В предисловии к «Читателю Фолкнера» он рассказывает, что прочел как-то в детстве книгу в шкафу своей бабушки — «Яна Собесского» Сенкевича и, случайно заглянув в предисловие, запомнил слова: «Эта книга была написана с большим трудом — в стремлении возвысить сердце человека, поднять человеческий дух». Потом, одержимый «демоном писания», он забыл их, и только когда стал уставать и демон ему стал нашептывать, «что ты не знаешь ответа и никогда не найдешь его», он вдруг к ним вернулся: «Старый полузабытый поляк знал ответ все время... Поднять человеческий дух — это правило для всех нас: для тех, кто пытается быть художником, для тех, кто старается писать просто развлекательные истории, для тех, кто пишет, чтобы потрясти и испугать». Правда, оговаривается он, «некоторые из нас имеют странное представление о том, где находится сердце, путают его с другими органами и видами деятельности.
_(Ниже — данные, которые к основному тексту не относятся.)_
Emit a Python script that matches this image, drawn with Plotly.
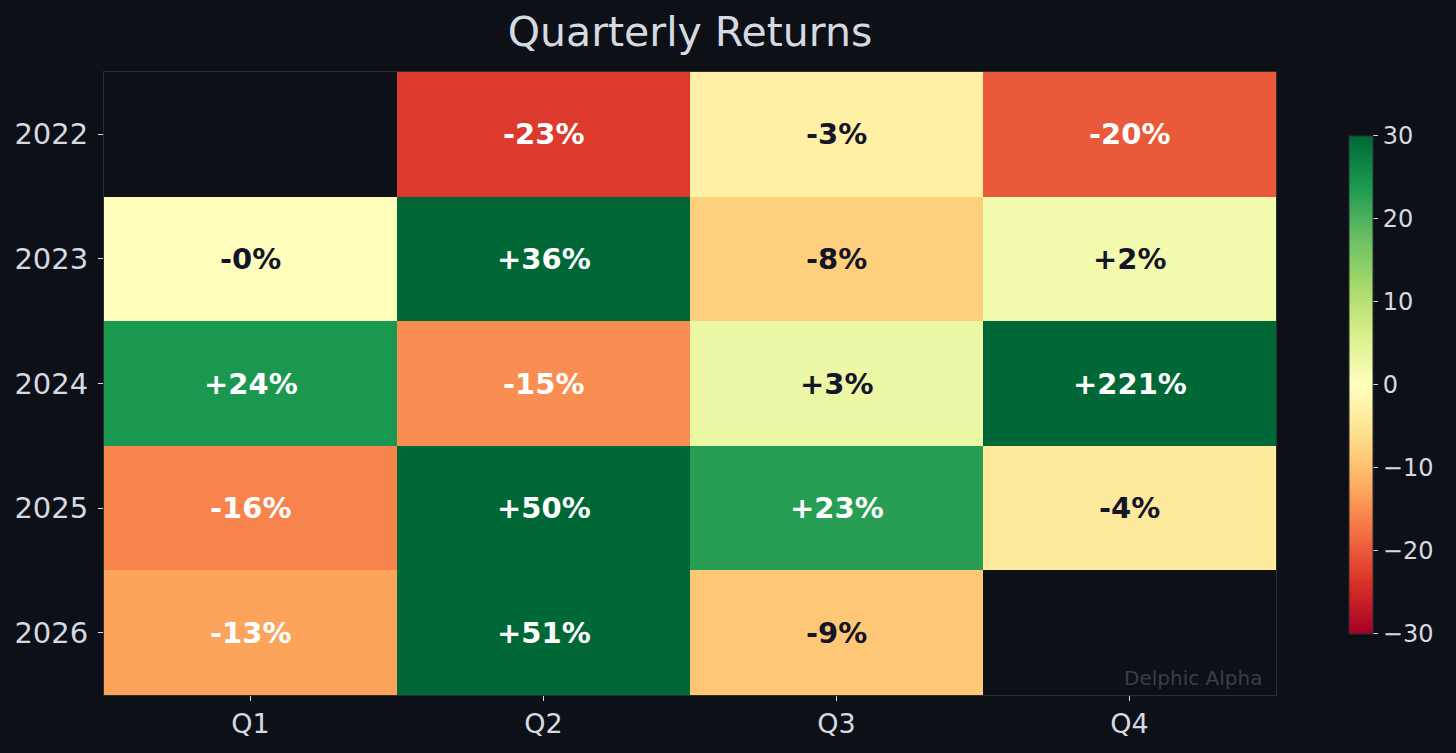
import plotly.graph_objects as go

years = ["2022", "2023", "2024", "2025", "2026"]
quarters = ["Q1", "Q2", "Q3", "Q4"]
returns = [
    [None, -23, -3, -20],
    [-0.3, 36, -8, 2],
    [24, -15, 3, 221],
    [-16, 50, 23, -4],
    [-13, 51, -9, None],
]

BG = "#0d1017"
TXT = "#d5d9e0"
FONT = "DejaVu Sans"

xi = list(range(len(quarters)))
yi = list(range(len(years)))

fig = go.Figure()
fig.add_trace(go.Heatmap(
    z=returns, x=xi, y=yi,
    colorscale="RdYlGn", zmin=-30, zmax=30,
    hoverongaps=False,
    colorbar=dict(
        x=1.0623, xanchor="left", xpad=0,
        y=0.498, yanchor="middle", ypad=0,
        len=0.80, lenmode="fraction", thickness=24,
        outlinecolor="#2a2e36", outlinewidth=1,
        tickvals=[-30, -20, -10, 0, 10, 20, 30],
        ticks="outside", ticklen=5, tickcolor=TXT,
        tickfont=dict(family=FONT, size=24, color=TXT),
    ),
))

for i in yi:
    for j in xi:
        v = returns[i][j]
        if v is None:
            continue
        col = "#ffffff" if abs(v) >= 10 else "#15152a"
        fig.add_annotation(x=j, y=i, text=f"<b>{v:+.0f}%</b>", showarrow=False,
                           font=dict(family=FONT, size=29, color=col))

fig.add_annotation(xref="paper", yref="paper", x=0.99, y=0.005, xanchor="right", yanchor="bottom",
                   text="Delphic Alpha", showarrow=False,
                   font=dict(family=FONT, size=20, color="#3a3f49"))

fig.update_layout(
    width=1456, height=753,
    paper_bgcolor=BG, plot_bgcolor=BG,
    margin=dict(l=104, r=180, t=72, b=58),
    title=dict(text="Quarterly Returns", x=(104 + 1276) / 2 / 1456, xanchor="center",
               y=1 - 32 / 753, yanchor="middle",
               font=dict(family=FONT, size=41, color=TXT)),
    xaxis=dict(range=[-0.5, len(quarters) - 0.5], tickvals=xi, ticktext=quarters,
               showgrid=False, zeroline=False, ticks="outside", ticklen=5,
               tickcolor=TXT, tickfont=dict(family=FONT, size=27, color=TXT),
               showline=True, linecolor="#2a2e36", mirror=True),
    yaxis=dict(range=[len(years) - 0.5, -0.5], tickvals=yi, ticktext=years,
               showgrid=False, zeroline=False,
               ticks="outside", ticklen=5, tickcolor=TXT, ticklabelstandoff=4,
               tickfont=dict(family=FONT, size=29, color=TXT),
               showline=True, linecolor="#2a2e36", mirror=True),
)

fig.write_html("out.html")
Но все мы пишем ради этой цели».
Видно, что и здесь, в облике Нэнси, Фолкнер ничего не спутал и ясно представлял свою цель. Замечание Камю, что сила фолкнеровского гуманизма открывается в способности найти себе основание в «низах», точно указывает на направление его идеи и широту ее демократических привязанностей. Это у обоих писателей также было общим, несмотря на кажущуюся уединенность мысли.
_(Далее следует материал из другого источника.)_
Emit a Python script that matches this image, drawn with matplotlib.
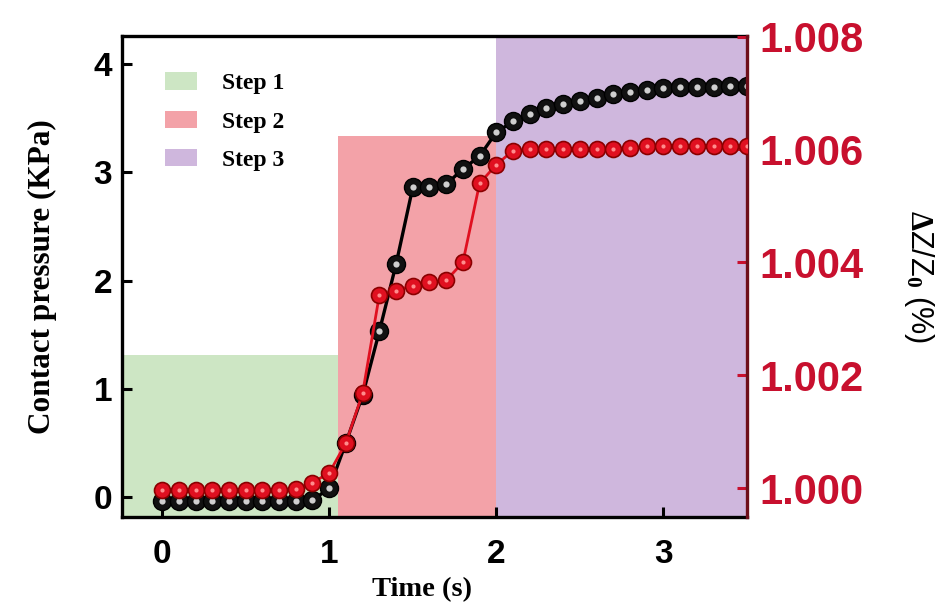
import numpy as np
import matplotlib.pyplot as plt
from matplotlib.patches import Patch
from matplotlib.ticker import FormatStrFormatter

plt.rcParams['font.family'] = 'Liberation Sans'
plt.rcParams['font.weight'] = 'bold'
plt.rcParams['mathtext.fontset'] = 'custom'
plt.rcParams['mathtext.rm'] = 'Liberation Serif:bold'
plt.rcParams['mathtext.it'] = 'Liberation Serif:bold'
plt.rcParams['mathtext.bf'] = 'Liberation Serif:bold'

# data
time = [0.0, 0.1, 0.2, 0.3, 0.4, 0.5, 0.6, 0.7, 0.8, 0.9,
        1.0, 1.1, 1.2, 1.3, 1.4, 1.5, 1.6, 1.7, 1.8, 1.9,
        2.0, 2.1, 2.2, 2.3, 2.4, 2.5, 2.6, 2.7, 2.8, 2.9,
        3.0, 3.1, 3.2, 3.3, 3.4, 3.5]
pressure = [-0.04, -0.04, -0.04, -0.04, -0.04, -0.04, -0.04, -0.04, -0.04, -0.03,
            0.08, 0.50, 0.94, 1.53, 2.15, 2.86, 2.86, 2.89, 3.03, 3.15,
            3.37, 3.47, 3.54, 3.59, 3.63, 3.66, 3.69, 3.72, 3.74, 3.76,
            3.78, 3.79, 3.79, 3.79, 3.80, 3.80]
ratio = [0.99997, 0.99997, 0.99997, 0.99997, 0.99997, 0.99997, 0.99997, 0.99997, 0.99998, 1.00010,
         1.00027, 1.00080, 1.00168, 1.00342, 1.00350, 1.00359, 1.00365, 1.00368, 1.00400, 1.00540,
         1.00573, 1.00598, 1.00600, 1.00600, 1.00600, 1.00600, 1.00600, 1.00600, 1.00602, 1.00606,
         1.00607, 1.00607, 1.00607, 1.00607, 1.00607, 1.00607]

steps = ['Step 1', 'Step 2', 'Step 3']
step_start = [-0.3, 1.05, 2.0]
step_end = [1.05, 2.0, 3.6]
step_top = [1.31, 3.34, 4.5]
step_colors = ['#cde6c4', '#f3a2a8', '#cfb7dd']

left_ticks = [0, 1, 2, 3, 4]
time_ticks = [0, 1, 2, 3]
right_ticks = [1.000, 1.002, 1.004, 1.006, 1.008]

red = '#e01020'
label_red = '#c8102e'

fig = plt.figure(figsize=(9.39, 6.08), dpi=100)
ax = fig.add_axes([0.1299, 0.1497, 0.6656, 0.7911])
ax2 = ax.twinx()

ybot = -0.185
for s, e, top, c in zip(step_start, step_end, step_top, step_colors):
    ax.bar(s, top - ybot + 0.5, width=e - s, bottom=ybot - 0.5, align='edge',
           color=c, lw=0, zorder=0)

# black spheres
ax.plot(time, pressure, '-', color='black', lw=2.4, marker='o', ms=13,
        mfc='#111111', mec='black', zorder=3)
ax.plot(time, pressure, 'o', ms=4.5, color='#cfcfcf', mec='none', zorder=4)

# red spheres
ax2.plot(time, ratio, '-', color=red, lw=2.0, marker='o', ms=11.5,
         mfc=red, mec='#8a0000', mew=1.2, zorder=3)
ax2.plot(time, ratio, 'o', ms=3, color='#ff8c8c', mec='none', zorder=4)

ax.set_xlim(-0.24, 3.5)
ax.set_ylim(ybot, 4.26)
ax2.set_ylim(0.99949, 1.00801)

ax.set_xticks(time_ticks)
ax.set_yticks(left_ticks)
ax2.set_yticks(right_ticks)
ax2.yaxis.set_major_formatter(FormatStrFormatter('%.3f'))

ax.tick_params(direction='in', length=7, width=2.2, labelsize=24)
ax.tick_params(axis='x', pad=16)
ax.tick_params(axis='y', pad=7)
ax2.tick_params(axis='y', direction='in', length=7, width=2.2,
                colors=label_red, labelsize=30, pad=9)

for sp in ax.spines.values():
    sp.set_linewidth(2.4)
ax.spines['right'].set_visible(False)
for name, sp in ax2.spines.items():
    sp.set_linewidth(2.4)
    if name != 'right':
        sp.set_visible(False)
ax2.spines['right'].set_color('#6e0f1a')

ax.set_ylabel('Contact pressure (KPa)', fontfamily='Liberation Serif',
              fontsize=22.5, fontweight='bold', va='center')
ax.yaxis.set_label_coords(-0.128, 0.5)
ax.set_xlabel('Time (s)', fontfamily='Liberation Serif', fontsize=20.5,
              fontweight='bold', va='center')
ax.xaxis.set_label_coords(0.48, -0.152)
ax2.set_ylabel(r'$\Delta$Z/Z$_0$ (%)', fontsize=22, rotation=270, va='center')
ax2.yaxis.set_label_coords(1.276, 0.5)

handles = [Patch(facecolor=c, edgecolor='none') for c in step_colors]
ax.legend(handles, steps, loc='upper left', bbox_to_anchor=(0.069, 0.925),
          frameon=False, borderpad=0, borderaxespad=0,
          prop={'family': 'Liberation Serif', 'weight': 'bold', 'size': 17},
          handlelength=1.36, handleheight=0.76, handletextpad=1.05,
          labelspacing=0.7)

fig.savefig('out.png', dpi=100)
Читая Фолкнера и Камю, мы имеем дело с литературой, которая находится у себя дома. Они сошлись и здесь не для того, чтобы предложить какую-нибудь интересную схему характера или поколения, но для того, можно сказать, чтобы посоветоваться довольно конкретно, как быть. Для западной литературы XX века это серьезное отличие, которое надо уметь видеть. Противоположный тип международного скитальца, представляющего в этом «бездомном» мире страдание вообще, стал за последние десятилетия приниматься с меньшим доверием.
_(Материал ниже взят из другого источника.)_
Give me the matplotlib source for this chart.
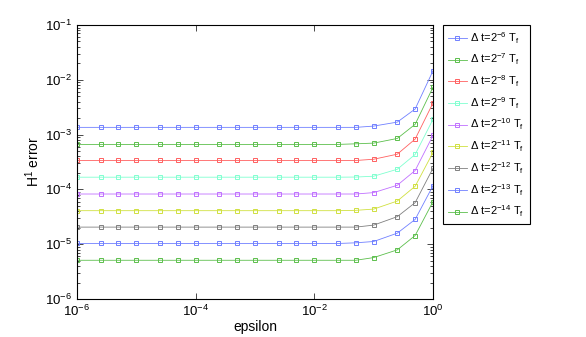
import numpy as np
import matplotlib
matplotlib.use('Agg')
import matplotlib.pyplot as plt
from matplotlib.ticker import FixedLocator, NullLocator, LogLocator, LogFormatterMathtext

plt.rcParams['font.family'] = ['Liberation Sans', 'DejaVu Sans']
plt.rcParams['mathtext.fontset'] = 'custom'
plt.rcParams['mathtext.rm'] = 'Liberation Sans'
plt.rcParams['mathtext.it'] = 'Liberation Sans'

epsilon = [1e-6, 2.5e-6, 5e-6, 1e-5, 2.5e-5, 5e-5, 1e-4, 2.5e-4, 5e-4, 1e-3,
           2.5e-3, 5e-3, 1e-2, 2.5e-2, 5e-2, 1e-1, 0.25, 0.5, 1.0]

# flat part (1e-6 .. 5e-2) then the rise for 0.1, 0.25, 0.5, 1
err_6 = [1.355e-3] * 15 + [1.43e-3, 1.69e-3, 2.93e-3, 1.46e-2]
err_7 = [6.62e-4] * 14 + [6.79e-4, 6.99e-4, 8.5e-4, 1.54e-3, 7.31e-3]
err_8 = [3.37e-4] * 15 + [3.55e-4, 4.39e-4, 8.28e-4, 3.77e-3]
err_9 = [1.67e-4] * 14 + [1.68e-4, 1.74e-4, 2.33e-4, 4.34e-4, 1.90e-3]
err_10 = [8.24e-5] * 15 + [8.74e-5, 1.19e-4, 2.21e-4, 9.67e-4]
err_11 = [4.09e-5] * 14 + [4.15e-5, 4.37e-5, 6.13e-5, 1.14e-4, 4.72e-4]
err_12 = [2.05e-5] * 15 + [2.23e-5, 3.18e-5, 5.73e-5, 2.43e-4]
err_13 = [1.03e-5] * 14 + [1.06e-5, 1.12e-5, 1.59e-5, 2.83e-5, 1.17e-4]
err_14 = [5.09e-6] * 15 + [5.70e-6, 7.88e-6, 1.44e-5, 5.98e-5]

exponents = [6, 7, 8, 9, 10, 11, 12, 13, 14]
series = [err_6, err_7, err_8, err_9, err_10, err_11, err_12, err_13, err_14]
colors = ['#7080ff', '#5cbf4c', '#ff6060', '#80ffd0', '#c070ff',
          '#d0e040', '#808080', '#7080ff', '#5cbf4c']
xticks = [1e-6, 1e-4, 1e-2, 1.0]

fig = plt.figure(figsize=(5.86, 3.37), dpi=100)
ax = fig.add_axes([77/586, 1-299/337, (433-77)/586, (299-25)/337])

for k, vals, c in zip(exponents, series, colors):
    ax.loglog(epsilon, vals, '-s', color=c, lw=0.6, ms=3.5, mfc='none', mew=0.7,
              label=r'$\Delta$ t=2$^{-%d}$ T$_{\rm f}$' % k)

ax.set_xlim(1e-6, 1)
ax.set_ylim(1e-6, 1e-1)
ax.xaxis.set_major_locator(FixedLocator(xticks))
ax.xaxis.set_minor_locator(NullLocator())
ax.xaxis.set_major_formatter(LogFormatterMathtext())
ax.yaxis.set_major_locator(LogLocator(base=10.0, numticks=10))
ax.yaxis.set_minor_locator(LogLocator(base=10.0, subs=np.arange(2, 10), numticks=10))
ax.tick_params(which='both', direction='in', top=True, right=True, labelsize=9.5)
ax.tick_params(which='major', length=4, width=0.5)
ax.tick_params(which='minor', length=2, width=0.5)
for s in ax.spines.values():
    s.set_linewidth(0.8)

ax.set_xlabel('epsilon', fontsize=10, labelpad=1)
ax.set_ylabel(r'H$^1$ error', fontsize=10, labelpad=2)

leg = ax.legend(loc='upper left', bbox_to_anchor=(442.7/586, 1-25/337),
                bbox_transform=fig.transFigure, borderaxespad=0, fancybox=False,
                edgecolor='black', framealpha=1, fontsize=8, handlelength=1.7,
                handletextpad=0.35, labelspacing=0.55, borderpad=0.45)
leg.get_frame().set_linewidth(0.8)

fig.savefig('out.png', dpi=100)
Идеи Фолкнера серьезны в этом отношении тем, что в конечном счете в них сквозит упорный, прочно укорененный народный идеал. В его голосе слышится Америка, к которой можно относиться не одинаково, но в которой не ошибешься и, встретившись, будешь знать, с кем имеешь дело. Такую литературу заменить нечем. Без нее мы будем знать кричащих туристских старух с фотоаппаратами, но не увидим американскую мать, «автора яблочного пирога»; осудим вместе с журналистами, и справедливо, толпу обывателей, на глазах которой безнаказанно стреляют в президента, — и не различим, не поймем человеческих лиц, из тех же обывателей, что стояли с флажками или плакатом «Джонни и Джекки, приезжайте к нам кататься на водных лыжах!», а потом всхлипывали перед объективом: «Вот здесь я стоял с сыном, а там был наш президент, он обернулся и махнул рукой...» Мы не сумеем понять за обезличенными «типами», где же сохраняется простое человеческое тепло и нравственная сила, которая бывает темна, полна предрассудков, постоянно эксплуатируется и попадает в плен к организаторам «мнений», но все-таки проносит сквозь них основной неисчерпаемый запас народных понятий и внутренних ценностей. У Фолкнера они слышатся увереннее, чем у кого бы то ни было в американской литературе XX века. Доносятся они до нас и через ужасную судьбу Нэнси, через желания, срывы и падения, рассуждения (Стивенс) участвующих в этой его трагедии людей.